▶ Task description: List all the lines in these records that hold "this".

▶ Information shown:
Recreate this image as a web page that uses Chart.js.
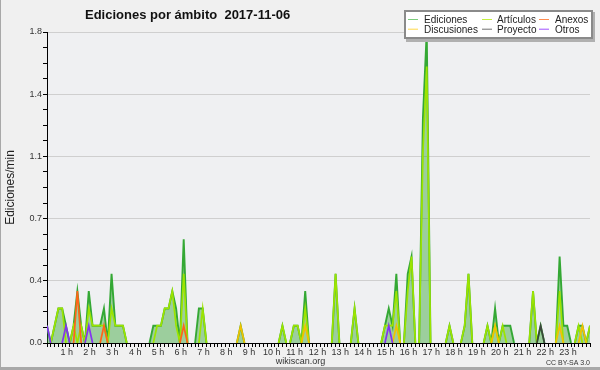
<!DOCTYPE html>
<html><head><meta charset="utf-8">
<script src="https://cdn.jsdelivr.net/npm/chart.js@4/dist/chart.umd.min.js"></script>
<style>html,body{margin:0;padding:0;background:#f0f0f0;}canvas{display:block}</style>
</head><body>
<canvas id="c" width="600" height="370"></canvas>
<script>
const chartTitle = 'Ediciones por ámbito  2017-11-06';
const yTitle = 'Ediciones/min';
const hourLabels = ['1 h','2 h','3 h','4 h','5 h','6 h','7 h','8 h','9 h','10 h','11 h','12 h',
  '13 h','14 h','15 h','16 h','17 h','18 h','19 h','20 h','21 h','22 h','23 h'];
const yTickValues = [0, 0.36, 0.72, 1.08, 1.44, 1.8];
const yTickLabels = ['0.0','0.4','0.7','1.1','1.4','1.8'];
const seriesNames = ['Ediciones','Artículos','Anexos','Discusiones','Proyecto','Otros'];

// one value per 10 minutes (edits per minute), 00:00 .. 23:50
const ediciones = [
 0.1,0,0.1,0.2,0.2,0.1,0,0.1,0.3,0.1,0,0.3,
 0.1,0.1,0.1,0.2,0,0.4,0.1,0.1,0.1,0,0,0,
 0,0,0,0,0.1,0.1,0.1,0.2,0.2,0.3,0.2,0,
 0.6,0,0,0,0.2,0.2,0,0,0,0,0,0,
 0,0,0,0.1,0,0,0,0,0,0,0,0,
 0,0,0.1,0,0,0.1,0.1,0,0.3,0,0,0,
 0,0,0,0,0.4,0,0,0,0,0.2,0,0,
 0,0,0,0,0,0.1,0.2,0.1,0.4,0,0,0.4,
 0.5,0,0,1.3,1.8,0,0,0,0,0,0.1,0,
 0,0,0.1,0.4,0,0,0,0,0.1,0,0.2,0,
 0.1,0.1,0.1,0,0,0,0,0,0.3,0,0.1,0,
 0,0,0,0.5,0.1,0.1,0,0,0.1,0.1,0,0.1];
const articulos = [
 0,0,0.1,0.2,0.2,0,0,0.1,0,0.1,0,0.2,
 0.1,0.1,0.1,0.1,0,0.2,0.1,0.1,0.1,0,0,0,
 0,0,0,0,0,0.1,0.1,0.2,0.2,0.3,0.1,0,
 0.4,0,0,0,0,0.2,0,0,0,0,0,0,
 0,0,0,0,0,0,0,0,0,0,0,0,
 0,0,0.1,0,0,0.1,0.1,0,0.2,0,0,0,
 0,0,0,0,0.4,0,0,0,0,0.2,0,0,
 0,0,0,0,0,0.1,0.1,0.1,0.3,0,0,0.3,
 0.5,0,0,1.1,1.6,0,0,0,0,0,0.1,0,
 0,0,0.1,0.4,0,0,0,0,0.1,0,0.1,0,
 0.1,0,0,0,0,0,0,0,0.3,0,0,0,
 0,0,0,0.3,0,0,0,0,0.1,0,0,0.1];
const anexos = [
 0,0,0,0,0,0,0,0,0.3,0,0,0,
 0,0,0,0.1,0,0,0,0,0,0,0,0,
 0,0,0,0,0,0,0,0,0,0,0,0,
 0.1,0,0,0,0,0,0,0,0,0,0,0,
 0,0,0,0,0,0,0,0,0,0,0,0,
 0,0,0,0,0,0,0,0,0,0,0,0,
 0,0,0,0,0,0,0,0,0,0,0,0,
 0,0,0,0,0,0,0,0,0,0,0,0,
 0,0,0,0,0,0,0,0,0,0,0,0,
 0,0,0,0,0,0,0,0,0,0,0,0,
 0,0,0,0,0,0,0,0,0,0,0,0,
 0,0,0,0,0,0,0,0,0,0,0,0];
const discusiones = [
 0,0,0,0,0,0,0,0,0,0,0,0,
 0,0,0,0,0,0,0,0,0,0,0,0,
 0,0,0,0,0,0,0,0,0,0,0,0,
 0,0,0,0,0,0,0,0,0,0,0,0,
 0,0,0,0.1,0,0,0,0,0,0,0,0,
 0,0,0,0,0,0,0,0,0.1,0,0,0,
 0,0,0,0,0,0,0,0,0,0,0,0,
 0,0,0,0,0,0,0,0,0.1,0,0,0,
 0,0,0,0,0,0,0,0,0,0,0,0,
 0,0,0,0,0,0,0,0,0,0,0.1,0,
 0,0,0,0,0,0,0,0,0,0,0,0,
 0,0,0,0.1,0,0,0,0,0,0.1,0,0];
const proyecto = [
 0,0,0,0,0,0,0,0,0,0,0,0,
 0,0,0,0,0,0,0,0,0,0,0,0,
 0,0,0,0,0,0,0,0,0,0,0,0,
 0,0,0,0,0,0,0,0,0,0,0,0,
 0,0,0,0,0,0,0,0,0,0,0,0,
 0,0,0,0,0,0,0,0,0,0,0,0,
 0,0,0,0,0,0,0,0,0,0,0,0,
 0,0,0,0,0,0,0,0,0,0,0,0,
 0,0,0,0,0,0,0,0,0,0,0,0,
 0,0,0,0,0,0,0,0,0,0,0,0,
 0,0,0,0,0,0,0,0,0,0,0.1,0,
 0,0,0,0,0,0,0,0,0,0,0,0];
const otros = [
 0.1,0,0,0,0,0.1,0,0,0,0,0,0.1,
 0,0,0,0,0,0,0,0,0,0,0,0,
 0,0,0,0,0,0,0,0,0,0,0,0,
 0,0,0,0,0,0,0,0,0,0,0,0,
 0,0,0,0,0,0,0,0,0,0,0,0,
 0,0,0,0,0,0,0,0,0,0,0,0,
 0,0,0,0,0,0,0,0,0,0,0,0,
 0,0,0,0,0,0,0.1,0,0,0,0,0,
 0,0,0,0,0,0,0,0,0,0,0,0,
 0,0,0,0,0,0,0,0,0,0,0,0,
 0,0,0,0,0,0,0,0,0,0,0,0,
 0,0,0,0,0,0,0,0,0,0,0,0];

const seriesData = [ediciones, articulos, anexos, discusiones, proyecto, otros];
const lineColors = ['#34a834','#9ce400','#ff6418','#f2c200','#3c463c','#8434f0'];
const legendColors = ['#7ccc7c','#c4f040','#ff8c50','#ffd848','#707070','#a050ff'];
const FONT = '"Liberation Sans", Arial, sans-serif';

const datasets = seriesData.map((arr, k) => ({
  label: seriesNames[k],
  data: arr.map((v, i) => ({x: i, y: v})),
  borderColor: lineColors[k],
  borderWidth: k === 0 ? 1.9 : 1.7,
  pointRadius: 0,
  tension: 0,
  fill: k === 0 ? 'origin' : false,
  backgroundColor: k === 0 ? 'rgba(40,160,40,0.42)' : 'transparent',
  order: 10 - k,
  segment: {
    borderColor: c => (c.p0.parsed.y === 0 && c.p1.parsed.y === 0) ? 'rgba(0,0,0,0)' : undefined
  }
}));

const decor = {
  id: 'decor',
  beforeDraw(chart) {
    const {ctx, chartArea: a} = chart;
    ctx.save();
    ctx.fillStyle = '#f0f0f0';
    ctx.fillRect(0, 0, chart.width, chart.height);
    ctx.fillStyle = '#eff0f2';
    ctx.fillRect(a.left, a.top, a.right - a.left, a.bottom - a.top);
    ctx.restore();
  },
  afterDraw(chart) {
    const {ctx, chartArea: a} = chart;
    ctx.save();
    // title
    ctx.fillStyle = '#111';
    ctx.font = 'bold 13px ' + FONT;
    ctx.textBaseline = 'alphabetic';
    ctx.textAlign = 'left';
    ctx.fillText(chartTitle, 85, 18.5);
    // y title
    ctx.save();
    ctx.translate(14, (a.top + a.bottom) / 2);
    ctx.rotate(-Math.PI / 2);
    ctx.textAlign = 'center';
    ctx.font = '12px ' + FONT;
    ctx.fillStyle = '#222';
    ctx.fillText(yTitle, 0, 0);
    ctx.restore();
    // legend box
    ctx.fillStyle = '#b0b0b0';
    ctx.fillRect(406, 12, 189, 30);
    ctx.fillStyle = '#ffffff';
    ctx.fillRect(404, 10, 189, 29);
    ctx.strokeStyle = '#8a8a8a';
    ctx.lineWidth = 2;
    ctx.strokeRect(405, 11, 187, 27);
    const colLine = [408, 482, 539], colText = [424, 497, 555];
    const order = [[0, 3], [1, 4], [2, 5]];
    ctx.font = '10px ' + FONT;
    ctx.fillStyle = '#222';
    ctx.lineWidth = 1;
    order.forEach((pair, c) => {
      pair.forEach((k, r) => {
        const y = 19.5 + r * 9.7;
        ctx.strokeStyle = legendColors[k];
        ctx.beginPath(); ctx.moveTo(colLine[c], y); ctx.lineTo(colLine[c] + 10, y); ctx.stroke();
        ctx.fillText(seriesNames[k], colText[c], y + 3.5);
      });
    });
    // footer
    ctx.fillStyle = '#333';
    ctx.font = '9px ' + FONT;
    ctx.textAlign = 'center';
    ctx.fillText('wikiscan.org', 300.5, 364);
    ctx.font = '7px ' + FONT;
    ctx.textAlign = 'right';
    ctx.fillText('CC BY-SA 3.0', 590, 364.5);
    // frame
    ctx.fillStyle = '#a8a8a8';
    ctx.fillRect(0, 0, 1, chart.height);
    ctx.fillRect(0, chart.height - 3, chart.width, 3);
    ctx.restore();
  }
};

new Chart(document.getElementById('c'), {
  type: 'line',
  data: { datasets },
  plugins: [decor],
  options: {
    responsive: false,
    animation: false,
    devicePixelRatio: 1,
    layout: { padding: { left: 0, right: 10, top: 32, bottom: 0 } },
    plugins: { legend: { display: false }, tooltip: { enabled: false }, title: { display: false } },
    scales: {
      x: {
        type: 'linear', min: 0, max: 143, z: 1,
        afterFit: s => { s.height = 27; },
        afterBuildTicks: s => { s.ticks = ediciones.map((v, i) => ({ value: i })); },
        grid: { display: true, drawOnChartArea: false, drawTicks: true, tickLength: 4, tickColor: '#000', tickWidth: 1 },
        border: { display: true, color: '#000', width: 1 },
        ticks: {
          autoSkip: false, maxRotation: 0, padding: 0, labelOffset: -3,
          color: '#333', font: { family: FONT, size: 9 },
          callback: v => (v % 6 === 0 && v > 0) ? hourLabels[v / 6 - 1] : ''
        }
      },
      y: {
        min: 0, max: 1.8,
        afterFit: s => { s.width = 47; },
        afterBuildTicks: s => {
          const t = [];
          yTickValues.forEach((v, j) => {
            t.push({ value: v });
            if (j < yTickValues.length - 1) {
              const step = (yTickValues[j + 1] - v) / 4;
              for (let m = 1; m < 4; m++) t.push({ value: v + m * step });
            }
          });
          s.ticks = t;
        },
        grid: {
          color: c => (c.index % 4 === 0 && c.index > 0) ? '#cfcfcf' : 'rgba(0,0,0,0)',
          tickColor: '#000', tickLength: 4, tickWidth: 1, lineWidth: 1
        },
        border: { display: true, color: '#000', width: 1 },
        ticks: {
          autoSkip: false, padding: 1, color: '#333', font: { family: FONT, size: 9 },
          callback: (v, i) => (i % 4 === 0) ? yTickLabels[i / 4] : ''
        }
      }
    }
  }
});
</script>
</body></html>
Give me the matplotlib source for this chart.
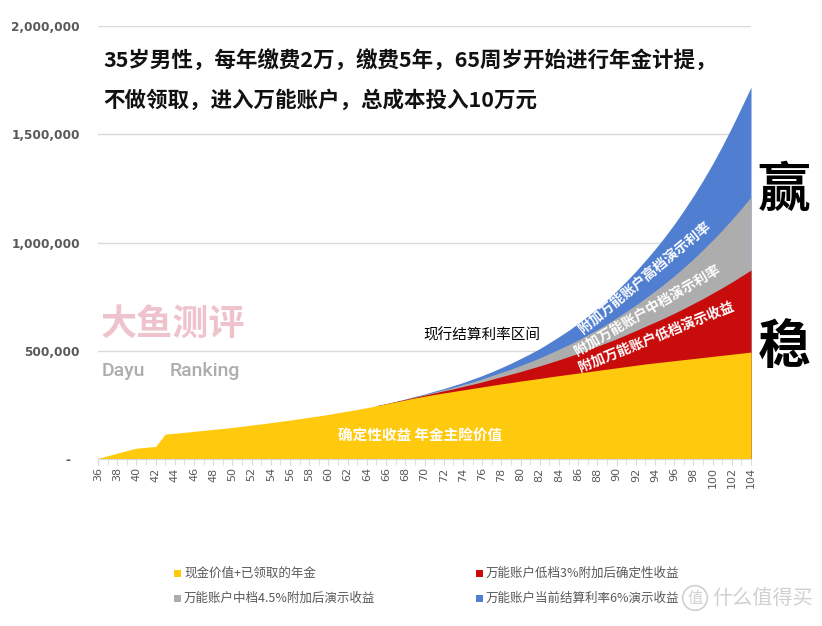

▶ Reply to the task:
Recreate this image as a web page that uses Chart.js.
Give me the matplotlib source for this chart.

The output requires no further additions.